Effective teamwork is impossible without a solid communication plan, and
distance only adds complication. There’s no secret sauce here, it’s about
reducing barriers and determining the best ways of communicating early on. It’s
important to create an approachable environment with multiple touch points
throughout the project.

As an internal team, we like to conduct three, 15 minute standups throughout the
week in order to keep tabs on progress. We use Slack for quick conversations and
questions, and Hangouts for longer working sessions. We also use Hangouts for
weekly status meetings with our clients. Making face-to-face time a priority
goes a long way towards building the relationship. Basecamp is our project
management tool of choice. It’s great for keeping track of email correspondence
and organizing deliverables in one central place.

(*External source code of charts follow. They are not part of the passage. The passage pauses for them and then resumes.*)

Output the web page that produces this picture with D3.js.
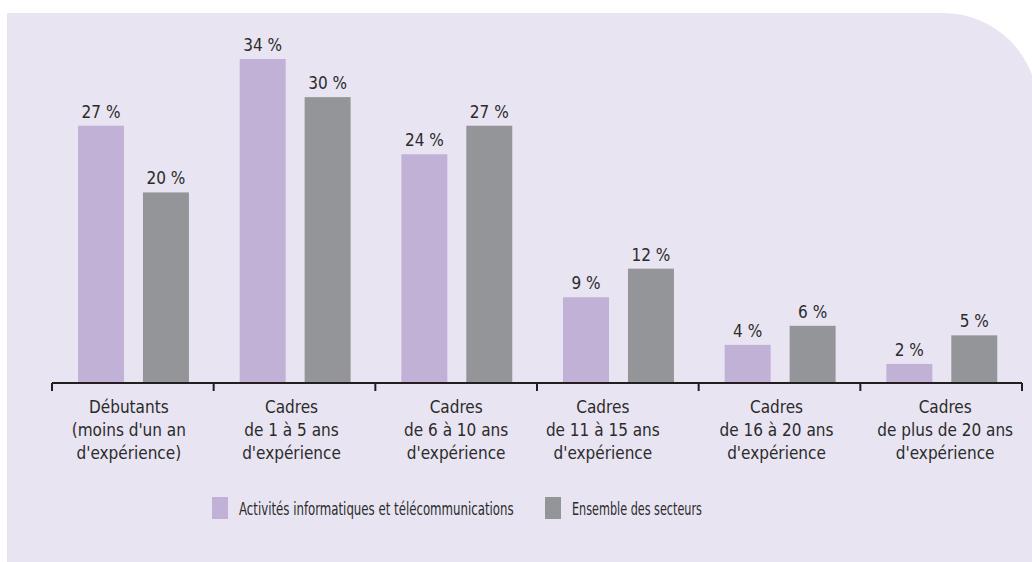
<!DOCTYPE html>
<html><head><meta charset="utf-8">
<script src="https://cdn.jsdelivr.net/npm/d3@7/dist/d3.min.js"></script>
<style>
html,body{margin:0;padding:0;background:#fff;}
svg{display:block;}
text{font-family:"DejaVu Sans Condensed","Liberation Sans Narrow",sans-serif;fill:#2b2b2b;}
</style></head>
<body>
<svg id="chart" width="1032" height="562"></svg>
<script>
const categories = [
  ["Débutants","(moins d'un an","d'expérience)"],
  ["Cadres","de 1 à 5 ans","d'expérience"],
  ["Cadres","de 6 à 10 ans","d'expérience"],
  ["Cadres","de 11 à 15 ans","d'expérience"],
  ["Cadres","de 16 à 20 ans","d'expérience"],
  ["Cadres","de plus de 20 ans","d'expérience"]
];
const seriesNames = ["Activités informatiques et télécommunications","Ensemble des secteurs"];
const informatique = [27, 34, 24, 9, 4, 2];
const ensemble = [20, 30, 27, 12, 6, 5];
const colors = ["#c1b1d6","#939598"];

// layout constants (not data)
const labelNudge = [-4, -3, 0, -15, -3, 4];
const legendTextWidth = [275, 130];

const svg = d3.select("#chart");
svg.append("path")
  .attr("d","M7,13 H943 A95,95 0 0 1 1038,108 V562 H7 Z")
  .attr("fill","#e8e4f2");

const idx = d3.range(categories.length);
const x0 = d3.scaleBand().domain(idx).range([52,1022]).padding(0);
const bw = x0.bandwidth();
const x1 = d3.scaleBand().domain([0,1]).range([bw*0.161, bw*0.847]).paddingInner(19/65).paddingOuter(0);
const y = d3.scaleLinear().domain([0,34]).range([383,59]);

const data = idx.map(i => ({i, vals:[informatique[i], ensemble[i]]}));
const g = svg.append("g");
const groups = g.selectAll("g.grp").data(data).join("g")
  .attr("transform", d => `translate(${x0(d.i)},0)`);
groups.selectAll("rect").data(d => d.vals.map((v,s)=>({v,s}))).join("rect")
  .attr("x", d => x1(d.s)).attr("width", x1.bandwidth())
  .attr("y", d => y(d.v)).attr("height", d => y(0)-y(d.v))
  .attr("fill", d => colors[d.s]);
groups.selectAll("text.val").data(d => d.vals.map((v,s)=>({v,s}))).join("text")
  .attr("class","val")
  .attr("x", d => x1(d.s)+x1.bandwidth()/2)
  .attr("y", d => y(d.v)-8)
  .attr("text-anchor","middle")
  .style("font-size","17px")
  .text(d => d.v + " %");

// axis
const axis = d3.axisBottom(x0).tickValues([]).tickSize(0);
const ax = svg.append("g").attr("transform","translate(0,383)").call(axis);
ax.select(".domain").attr("stroke","#231f20").attr("stroke-width",2).attr("d","M52,0H1022");
const bounds = d3.range(categories.length+1).map(k => 52 + k*bw);
ax.selectAll("line.tk").data(bounds).join("line").attr("class","tk")
  .attr("x1",d=>d).attr("x2",d=>d).attr("y1",0).attr("y2",8)
  .attr("stroke","#231f20").attr("stroke-width",2);

// category labels
const cl = svg.append("g");
cl.selectAll("text").data(idx).join("text")
  .attr("y", 413)
  .attr("text-anchor","middle")
  .style("font-size","17px")
  .each(function(i){
    const t = d3.select(this);
    const cx = x0(i)+bw/2+labelNudge[i];
    categories[i].forEach((line,k)=>{
      t.append("tspan").attr("x", cx).attr("dy", k===0?0:23).text(line);
    });
  });

// legend
const leg = svg.append("g");
const legX = [212, 545];
seriesNames.forEach((n,s)=>{
  leg.append("rect").attr("x",legX[s]).attr("y",497).attr("width",16).attr("height",22).attr("fill",colors[s]);
  const t = leg.append("text").attr("x",0).attr("y",0).style("font-size","17px").text(n);
  const natural = t.node().getComputedTextLength();
  const k = legendTextWidth[s] / natural;
  t.attr("transform", `translate(${legX[s]+27},515) scale(${k},1)`);
});
</script>
</body></html>
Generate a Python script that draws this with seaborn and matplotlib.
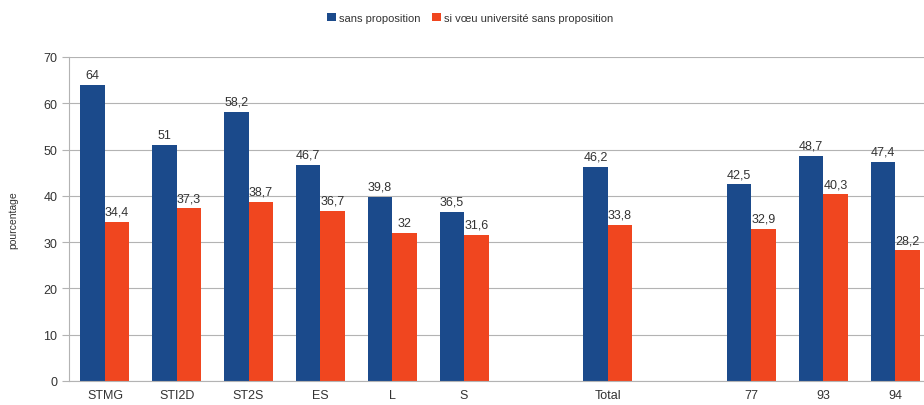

3. Collaborate to make work, work

Collaboration to solve problems can take many forms, be it whiteboarding,
building out paper prototypes, or quickly manufacturing physical products. All
of these methods are ways to communicate ideas. When thinking about this
approach in a remote environment, the perfect mix of what works best will change
from team to team and client to client.

We’ve found that keeping meetings focused and giving everyone time to prepare in
advance leads to more productive dialogue and less wasted time. Experimenting
with multiple communication methods is an important strategy to help align the
team. Usually, this means exploring problems verbally, visually, and physically
to really understand the nuances within.

4. Get in the trenches if you want success

Successful project teams are made up of passionate individuals that rely on one
another, push each other, and lift each other up. This dynamic does not happen
overnight. Camaraderie takes work. We invite all of our new hires to start their
first week at our Charlotte office. This gives everybody the opportunity to work
together in person for a short while. Even a minimal amount of time together
makes communication down the road a little bit easier.

We do something similar with clients, inviting them into the office for demos
and meetings. This gets them out of their day-to-day and engaged in the process.
As a result, it’s easier to work through challenges and have the tough
conversations that may be needed to drive a project forward.

5. Timezones and scheduling are a state of mind

Lastly, scheduling can be one of the trickiest areas to tackle. It’s important
to be understanding and take the time to know your team and how they function.
Be ready to adjust scheduling based on team dynamic or client needs. Thoughtful
scheduling can go a long way to preserve team unity and client relationships,
and it doesn’t have to be hard.

With clients and project teams, make sure to schedule meetings at reasonable
times for all participants. We often schedule our meetings at 1 PM EST. This is
normally a reasonable time for any client, in any time zone, within the U.S. No
one’s getting up too early and no one’s missing lunch.

In summary…

Working remotely takes effort. If you’re a company that’s about to take the jump
or has been working at it, strive to focus on the key areas above. With advances
in technology, it’ll only be moments before most companies blur the lines
between working in person and remotely.